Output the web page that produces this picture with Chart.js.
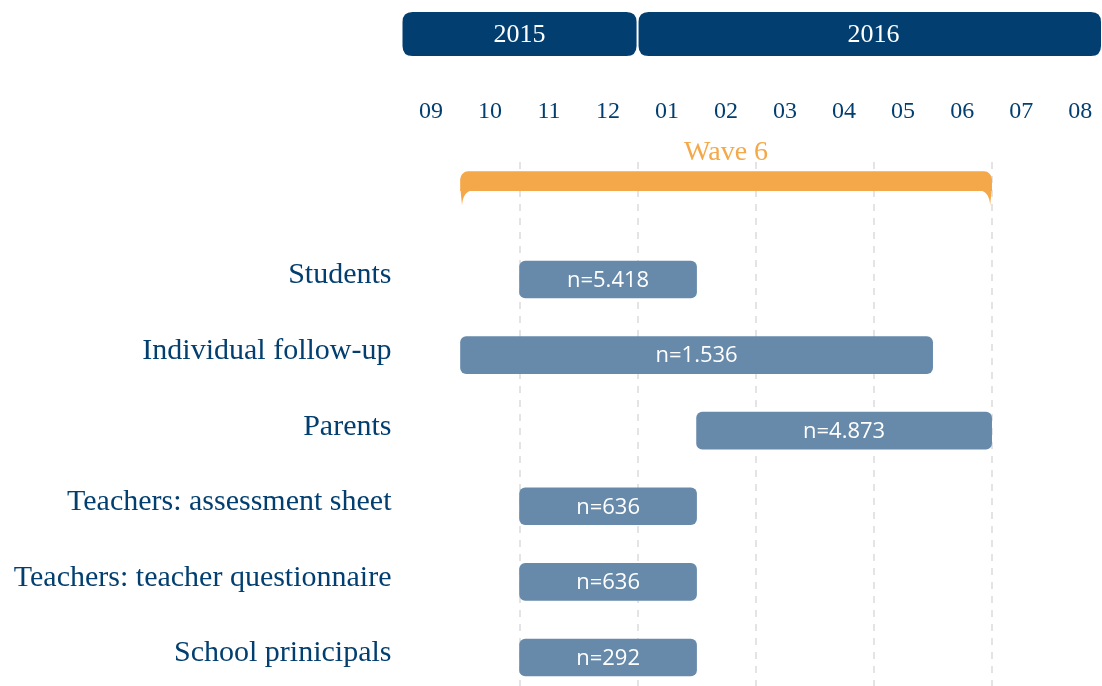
<!DOCTYPE html>
<html>
<head>
<meta charset="utf-8">
<script src="https://cdn.jsdelivr.net/npm/chart.js@4"></script>
<style>
  html, body { margin: 0; padding: 0; background: #fff; overflow: hidden; }
  #wrap { width: 1102px; height: 686px; position: relative; }
</style>
</head>
<body>
<div id="wrap"><canvas id="myChart"></canvas></div>
<script>
// rows of the survey timeline (month index 0 = start of Sept 2015)
var rows = ["Students", "Individual follow-up", "Parents", "Teachers: assessment sheet", "Teachers: teacher questionnaire", "School prinicipals"];
var starts = [2, 1, 5, 2, 2, 2];
var ends = [5, 9, 10, 5, 5, 5];
var counts = ["n=5.418", "n=1.536", "n=4.873", "n=636", "n=636", "n=292"];

var months = ["09", "10", "11", "12", "01", "02", "03", "04", "05", "06", "07", "08"];
var gridMarks = [2, 4, 6, 8, 10];

var years = ["2015", "2016"];
var yearStart = [0, 4];
var yearEnd = [4, 12];

var waves = ["Wave 6"];
var waveStart = [1];
var waveEnd = [10];
var waveRow = -1.3;

var navy = "#023f70";
var barBlue = "#678aab";
var orange = "#f5a849";
var serif = "'Liberation Serif', serif";
var sans = "'Open Sans', sans-serif";

function roundRect(ctx, x, y, w, h, r) {
  ctx.beginPath();
  ctx.moveTo(x + r, y);
  ctx.lineTo(x + w - r, y);
  ctx.quadraticCurveTo(x + w, y, x + w, y + r);
  ctx.lineTo(x + w, y + h - r);
  ctx.quadraticCurveTo(x + w, y + h, x + w - r, y + h);
  ctx.lineTo(x + r, y + h);
  ctx.quadraticCurveTo(x, y + h, x, y + h - r);
  ctx.lineTo(x, y + r);
  ctx.quadraticCurveTo(x, y, x + r, y);
  ctx.closePath();
}

// no extra room for labels near the edges
function noPad(s) {
  s.paddingLeft = 0;
  s.paddingRight = 0;
  s.paddingTop = 0;
  s.paddingBottom = 0;
}

var timelinePlugin = {
  id: "timeline",
  beforeDraw: function (chart) {
    var ctx = chart.ctx;
    var x = chart.scales.x;
    ctx.save();
    for (var i = 0; i < years.length; i++) {
      var x0 = x.getPixelForValue(yearStart[i]) + 1;
      var x1 = Math.min(x.getPixelForValue(yearEnd[i]) - 1, chart.width - 1);
      ctx.fillStyle = navy;
      roundRect(ctx, x0, 12, x1 - x0, 44, 10);
      ctx.fill();
      ctx.fillStyle = "#fff";
      ctx.font = "26px " + serif;
      ctx.textAlign = "center";
      ctx.textBaseline = "middle";
      ctx.fillText(years[i], x.getPixelForValue((yearStart[i] + yearEnd[i]) / 2), 35);
    }
    ctx.restore();
  },
  afterDatasetsDraw: function (chart) {
    var ctx = chart.ctx;
    ctx.save();
    // counts inside the bars
    var meta = chart.getDatasetMeta(0);
    ctx.fillStyle = "#fff";
    ctx.font = "22px " + sans;
    ctx.textAlign = "center";
    ctx.textBaseline = "middle";
    meta.data.forEach(function (el, i) {
      ctx.fillText(counts[i], (el.x + el.base) / 2, el.y + 1);
    });
    // wave bracket hooks and label
    var wmeta = chart.getDatasetMeta(1);
    wmeta.data.forEach(function (el, i) {
      var left = Math.min(el.x, el.base);
      var right = Math.max(el.x, el.base);
      var yb = el.y + el.height / 2;
      ctx.fillStyle = orange;
      ctx.beginPath();
      ctx.moveTo(left, yb - 1);
      ctx.lineTo(left + 1.5, yb + 15);
      ctx.quadraticCurveTo(left + 2, yb, left + 14, yb - 1);
      ctx.closePath();
      ctx.fill();
      ctx.beginPath();
      ctx.moveTo(right, yb - 1);
      ctx.lineTo(right - 1.5, yb + 15);
      ctx.quadraticCurveTo(right - 2, yb, right - 14, yb - 1);
      ctx.closePath();
      ctx.fill();
      ctx.font = "28px " + serif;
      ctx.fillText(waves[i], (left + right) / 2, el.y - el.height / 2 - 19);
    });
    ctx.restore();
  }
};

new Chart("myChart", {
  type: "bar",
  data: {
    datasets: [{
      data: rows.map(function (r, i) { return { x: [starts[i], ends[i]], y: i }; }),
      backgroundColor: barBlue,
      borderRadius: 6,
      borderSkipped: false,
      barThickness: 37
    }, {
      data: waves.map(function (w, i) { return { x: [waveStart[i], waveEnd[i]], y: waveRow }; }),
      backgroundColor: orange,
      borderRadius: { topLeft: 8, topRight: 8, bottomLeft: 0, bottomRight: 0 },
      borderSkipped: false,
      barThickness: 19
    }]
  },
  options: {
    indexAxis: "y",
    responsive: true,
    maintainAspectRatio: false,
    animation: false,
    grouped: false,
    layout: { padding: 0 },
    plugins: {
      legend: { display: false },
      tooltip: { enabled: false }
    },
    scales: {
      x: {
        type: "linear",
        position: "bottom",
        min: 0,
        max: 11.87,
        afterBuildTicks: function (s) { s.ticks = gridMarks.map(function (v) { return { value: v }; }); },
        afterFit: function (s) { s.height = 0; noPad(s); },
        ticks: { display: false },
        border: { display: false, dash: [7, 7] },
        grid: { color: "#e4e4e4", lineWidth: 2, drawTicks: false }
      },
      xTop: {
        type: "linear",
        position: "top",
        min: 0,
        max: 11.87,
        afterBuildTicks: function (s) { s.ticks = months.map(function (m, i) { return { value: i + 0.5 }; }); },
        afterFit: function (s) { s.height = 162; noPad(s); },
        ticks: {
          color: navy,
          font: { family: serif, size: 24 },
          padding: 36,
          maxRotation: 0,
          autoSkip: false,
          callback: function (v, i) { return months[i]; }
        },
        border: { display: false },
        grid: { display: false, drawTicks: false }
      },
      y: {
        type: "linear",
        reverse: true,
        offset: false,
        min: -1.554,
        max: 5.377,
        afterBuildTicks: function (s) { s.ticks = rows.map(function (r, i) { return { value: i }; }); },
        afterFit: function (s) { s.width = 401.5; noPad(s); },
        ticks: {
          color: navy,
          font: { family: serif, size: 30 },
          padding: 10,
          labelOffset: -4,
          callback: function (v, i) { return rows[i]; }
        },
        border: { display: false },
        grid: { display: false, drawTicks: false }
      }
    }
  },
  plugins: [timelinePlugin]
});
</script>
</body>
</html>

■ Task objective:
The pictures should not be reproduced; quote all of the other material exactly.

■ Task response:
Output the web page that produces this picture with Chart.js.
<!DOCTYPE html>
<html>
<head>
<meta charset="utf-8">
<script src="https://cdn.jsdelivr.net/npm/chart.js@4"></script>
<style>
  html, body { margin: 0; padding: 0; background: #fff; overflow: hidden; }
  #wrap { width: 1102px; height: 686px; position: relative; }
</style>
</head>
<body>
<div id="wrap"><canvas id="myChart"></canvas></div>
<script>
// rows of the survey timeline (month index 0 = start of Sept 2015)
var rows = ["Students", "Individual follow-up", "Parents", "Teachers: assessment sheet", "Teachers: teacher questionnaire", "School prinicipals"];
var starts = [2, 1, 5, 2, 2, 2];
var ends = [5, 9, 10, 5, 5, 5];
var counts = ["n=5.418", "n=1.536", "n=4.873", "n=636", "n=636", "n=292"];

var months = ["09", "10", "11", "12", "01", "02", "03", "04", "05", "06", "07", "08"];
var gridMarks = [2, 4, 6, 8, 10];

var years = ["2015", "2016"];
var yearStart = [0, 4];
var yearEnd = [4, 12];

var waves = ["Wave 6"];
var waveStart = [1];
var waveEnd = [10];
var waveRow = -1.3;

var navy = "#023f70";
var barBlue = "#678aab";
var orange = "#f5a849";
var serif = "'Liberation Serif', serif";
var sans = "'Open Sans', sans-serif";

function roundRect(ctx, x, y, w, h, r) {
  ctx.beginPath();
  ctx.moveTo(x + r, y);
  ctx.lineTo(x + w - r, y);
  ctx.quadraticCurveTo(x + w, y, x + w, y + r);
  ctx.lineTo(x + w, y + h - r);
  ctx.quadraticCurveTo(x + w, y + h, x + w - r, y + h);
  ctx.lineTo(x + r, y + h);
  ctx.quadraticCurveTo(x, y + h, x, y + h - r);
  ctx.lineTo(x, y + r);
  ctx.quadraticCurveTo(x, y, x + r, y);
  ctx.closePath();
}

// no extra room for labels near the edges
function noPad(s) {
  s.paddingLeft = 0;
  s.paddingRight = 0;
  s.paddingTop = 0;
  s.paddingBottom = 0;
}

var timelinePlugin = {
  id: "timeline",
  beforeDraw: function (chart) {
    var ctx = chart.ctx;
    var x = chart.scales.x;
    ctx.save();
    for (var i = 0; i < years.length; i++) {
      var x0 = x.getPixelForValue(yearStart[i]) + 1;
      var x1 = Math.min(x.getPixelForValue(yearEnd[i]) - 1, chart.width - 1);
      ctx.fillStyle = navy;
      roundRect(ctx, x0, 12, x1 - x0, 44, 10);
      ctx.fill();
      ctx.fillStyle = "#fff";
      ctx.font = "26px " + serif;
      ctx.textAlign = "center";
      ctx.textBaseline = "middle";
      ctx.fillText(years[i], x.getPixelForValue((yearStart[i] + yearEnd[i]) / 2), 35);
    }
    ctx.restore();
  },
  afterDatasetsDraw: function (chart) {
    var ctx = chart.ctx;
    ctx.save();
    // counts inside the bars
    var meta = chart.getDatasetMeta(0);
    ctx.fillStyle = "#fff";
    ctx.font = "22px " + sans;
    ctx.textAlign = "center";
    ctx.textBaseline = "middle";
    meta.data.forEach(function (el, i) {
      ctx.fillText(counts[i], (el.x + el.base) / 2, el.y + 1);
    });
    // wave bracket hooks and label
    var wmeta = chart.getDatasetMeta(1);
    wmeta.data.forEach(function (el, i) {
      var left = Math.min(el.x, el.base);
      var right = Math.max(el.x, el.base);
      var yb = el.y + el.height / 2;
      ctx.fillStyle = orange;
      ctx.beginPath();
      ctx.moveTo(left, yb - 1);
      ctx.lineTo(left + 1.5, yb + 15);
      ctx.quadraticCurveTo(left + 2, yb, left + 14, yb - 1);
      ctx.closePath();
      ctx.fill();
      ctx.beginPath();
      ctx.moveTo(right, yb - 1);
      ctx.lineTo(right - 1.5, yb + 15);
      ctx.quadraticCurveTo(right - 2, yb, right - 14, yb - 1);
      ctx.closePath();
      ctx.fill();
      ctx.font = "28px " + serif;
      ctx.fillText(waves[i], (left + right) / 2, el.y - el.height / 2 - 19);
    });
    ctx.restore();
  }
};

new Chart("myChart", {
  type: "bar",
  data: {
    datasets: [{
      data: rows.map(function (r, i) { return { x: [starts[i], ends[i]], y: i }; }),
      backgroundColor: barBlue,
      borderRadius: 6,
      borderSkipped: false,
      barThickness: 37
    }, {
      data: waves.map(function (w, i) { return { x: [waveStart[i], waveEnd[i]], y: waveRow }; }),
      backgroundColor: orange,
      borderRadius: { topLeft: 8, topRight: 8, bottomLeft: 0, bottomRight: 0 },
      borderSkipped: false,
      barThickness: 19
    }]
  },
  options: {
    indexAxis: "y",
    responsive: true,
    maintainAspectRatio: false,
    animation: false,
    grouped: false,
    layout: { padding: 0 },
    plugins: {
      legend: { display: false },
      tooltip: { enabled: false }
    },
    scales: {
      x: {
        type: "linear",
        position: "bottom",
        min: 0,
        max: 11.87,
        afterBuildTicks: function (s) { s.ticks = gridMarks.map(function (v) { return { value: v }; }); },
        afterFit: function (s) { s.height = 0; noPad(s); },
        ticks: { display: false },
        border: { display: false, dash: [7, 7] },
        grid: { color: "#e4e4e4", lineWidth: 2, drawTicks: false }
      },
      xTop: {
        type: "linear",
        position: "top",
        min: 0,
        max: 11.87,
        afterBuildTicks: function (s) { s.ticks = months.map(function (m, i) { return { value: i + 0.5 }; }); },
        afterFit: function (s) { s.height = 162; noPad(s); },
        ticks: {
          color: navy,
          font: { family: serif, size: 24 },
          padding: 36,
          maxRotation: 0,
          autoSkip: false,
          callback: function (v, i) { return months[i]; }
        },
        border: { display: false },
        grid: { display: false, drawTicks: false }
      },
      y: {
        type: "linear",
        reverse: true,
        offset: false,
        min: -1.554,
        max: 5.377,
        afterBuildTicks: function (s) { s.ticks = rows.map(function (r, i) { return { value: i }; }); },
        afterFit: function (s) { s.width = 401.5; noPad(s); },
        ticks: {
          color: navy,
          font: { family: serif, size: 30 },
          padding: 10,
          labelOffset: -4,
          callback: function (v, i) { return rows[i]; }
        },
        border: { display: false },
        grid: { display: false, drawTicks: false }
      }
    }
  },
  plugins: [timelinePlugin]
});
</script>
</body>
</html>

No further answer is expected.